# Great weekend hunting with my daughter!



## bgraftaas (Apr 22, 2009)

Just wanted to share that my 14-year old daughter got her first buck this weekend on the Minnesota youth season. She had a doe last year, but on Saturday, she got a young 8-pointer - or a 4x4 for you Nodak hunters ;-)

We started hunting on Thursday morning - saw a few deer, but my stand is set up to watch two fields, so all the shots are long. The closest we saw on Thursday or Friday was 260 yards, and most were out around 300. She was shooting a .243, and we had only practiced at 100 yards. We did have a good time just watching deer, and even got to see two young bucks fighting for a while, but none of them came to our end of the field.

On Saturday, I moved her to my brother's stand. The longest shot there is about 200 yards, and most are 100-150. We sat all day without seeing anything, but right before dark, this guy came out to feed. It was about 150 yards, and she fired once - he ran for the woods, but I whistled and he stopped, looking right at us. I told her to shoot again, but she didn't have to - he took another step and he dropped dead. We were both pretty excited.

I've attached a couple pics - the second is of her rack next to my 10-point from last year (shot about 1/4 mile away). I'm pretty sure it's the same bloodline.

Proud papa!

Brian


----------



## Plainsman (Jul 30, 2003)

Great memories. I had a wonderful time squirrel hunting with my granddaughter this week-end. Next she says she is going to do it with her bow.


----------



## 6162rk (Dec 5, 2004)

congratulations to your daughter and you.


----------



## bgraftaas (Apr 22, 2009)

Thanks guys! Yes, it's great bonding time for us. The older she gets, the less time she seems to want to spend with me - she'd rather "hang out" with her friends. I'm hoping that hunting is something that stays a priority for her. I always enjoyed hunting on my own -- the solitude of spending time in the woods without the phone ringing. But I'm enjoying spending time with her a lot more - teaching her to look for scrapes, bedding areas, etc.

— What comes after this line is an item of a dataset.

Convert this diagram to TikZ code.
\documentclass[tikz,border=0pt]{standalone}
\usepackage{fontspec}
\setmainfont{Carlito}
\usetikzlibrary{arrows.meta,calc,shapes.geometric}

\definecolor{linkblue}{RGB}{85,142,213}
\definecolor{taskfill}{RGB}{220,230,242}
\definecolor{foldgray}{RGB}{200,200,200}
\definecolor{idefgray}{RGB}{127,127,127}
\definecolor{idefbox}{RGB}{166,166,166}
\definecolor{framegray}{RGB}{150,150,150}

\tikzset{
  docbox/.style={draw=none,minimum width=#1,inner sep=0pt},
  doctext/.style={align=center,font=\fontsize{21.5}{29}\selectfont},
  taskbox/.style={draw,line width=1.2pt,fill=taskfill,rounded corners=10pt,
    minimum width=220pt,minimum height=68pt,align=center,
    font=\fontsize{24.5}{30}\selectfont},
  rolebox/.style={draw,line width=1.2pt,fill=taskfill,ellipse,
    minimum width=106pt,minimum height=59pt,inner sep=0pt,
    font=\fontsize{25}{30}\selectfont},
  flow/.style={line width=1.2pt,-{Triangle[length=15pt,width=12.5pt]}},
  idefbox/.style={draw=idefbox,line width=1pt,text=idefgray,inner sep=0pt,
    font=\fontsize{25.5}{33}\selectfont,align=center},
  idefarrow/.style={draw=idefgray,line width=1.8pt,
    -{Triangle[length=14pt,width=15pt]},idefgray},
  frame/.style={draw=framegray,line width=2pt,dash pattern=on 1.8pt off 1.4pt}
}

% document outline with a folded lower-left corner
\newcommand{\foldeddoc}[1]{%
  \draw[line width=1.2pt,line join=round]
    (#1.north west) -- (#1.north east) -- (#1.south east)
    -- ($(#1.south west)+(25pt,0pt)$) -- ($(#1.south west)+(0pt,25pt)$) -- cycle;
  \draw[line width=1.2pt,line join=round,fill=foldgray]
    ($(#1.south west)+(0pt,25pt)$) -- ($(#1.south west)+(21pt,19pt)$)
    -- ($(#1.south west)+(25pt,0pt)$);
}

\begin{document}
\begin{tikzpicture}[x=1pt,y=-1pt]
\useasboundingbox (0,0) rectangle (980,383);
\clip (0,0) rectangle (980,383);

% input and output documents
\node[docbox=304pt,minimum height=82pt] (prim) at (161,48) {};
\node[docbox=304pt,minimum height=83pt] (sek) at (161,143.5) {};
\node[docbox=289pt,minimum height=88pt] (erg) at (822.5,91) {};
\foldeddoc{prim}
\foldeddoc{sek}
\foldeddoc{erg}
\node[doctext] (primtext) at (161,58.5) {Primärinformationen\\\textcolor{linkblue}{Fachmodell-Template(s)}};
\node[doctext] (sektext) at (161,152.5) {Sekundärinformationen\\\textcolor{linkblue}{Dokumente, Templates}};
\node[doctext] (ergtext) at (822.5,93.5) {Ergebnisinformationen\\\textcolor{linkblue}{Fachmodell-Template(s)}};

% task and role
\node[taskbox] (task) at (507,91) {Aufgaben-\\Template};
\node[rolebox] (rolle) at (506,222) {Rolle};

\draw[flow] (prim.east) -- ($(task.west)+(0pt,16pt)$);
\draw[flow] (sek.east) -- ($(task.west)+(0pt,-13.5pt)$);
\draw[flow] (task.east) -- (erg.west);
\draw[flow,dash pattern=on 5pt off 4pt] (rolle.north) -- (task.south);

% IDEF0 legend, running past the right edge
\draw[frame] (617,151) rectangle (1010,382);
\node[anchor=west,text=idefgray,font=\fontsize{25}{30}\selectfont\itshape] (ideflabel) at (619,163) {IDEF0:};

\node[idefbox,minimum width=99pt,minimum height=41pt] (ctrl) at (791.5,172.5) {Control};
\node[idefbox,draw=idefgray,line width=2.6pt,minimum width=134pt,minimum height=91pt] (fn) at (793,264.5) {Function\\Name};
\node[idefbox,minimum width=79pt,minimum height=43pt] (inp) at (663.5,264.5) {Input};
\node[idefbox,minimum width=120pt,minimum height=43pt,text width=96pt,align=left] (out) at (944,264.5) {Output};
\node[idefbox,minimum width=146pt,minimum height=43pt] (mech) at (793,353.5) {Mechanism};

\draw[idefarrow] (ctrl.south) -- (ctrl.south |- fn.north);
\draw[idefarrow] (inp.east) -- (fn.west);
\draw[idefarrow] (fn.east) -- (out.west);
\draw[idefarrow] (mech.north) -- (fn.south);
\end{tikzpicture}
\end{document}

And I get a lot more excited about her shooting a deer than I have myself in years.


----------



## bornlucky (Jul 24, 2007)

I like the rack on her deer a lot better than yours. And you can tell her that. The smile is priceless. It brings back fond memories.


----------



## specialpatrolgroup (Jan 16, 2009)

Congrats, I got to hunt with my 15 year old niece, its fun watching the younger ones have some success and be excited for the next day\year.


----------



## bgraftaas (Apr 22, 2009)

Yes, it's a lot of fun. Now my 5 year old, who I never thought would want to hunt in a million years, is actually asking her big sister, not me, to teach her how to get a big buck ;-) I'm loving it. Maybe I'll end up with both of my girls as hunting buddies.


----------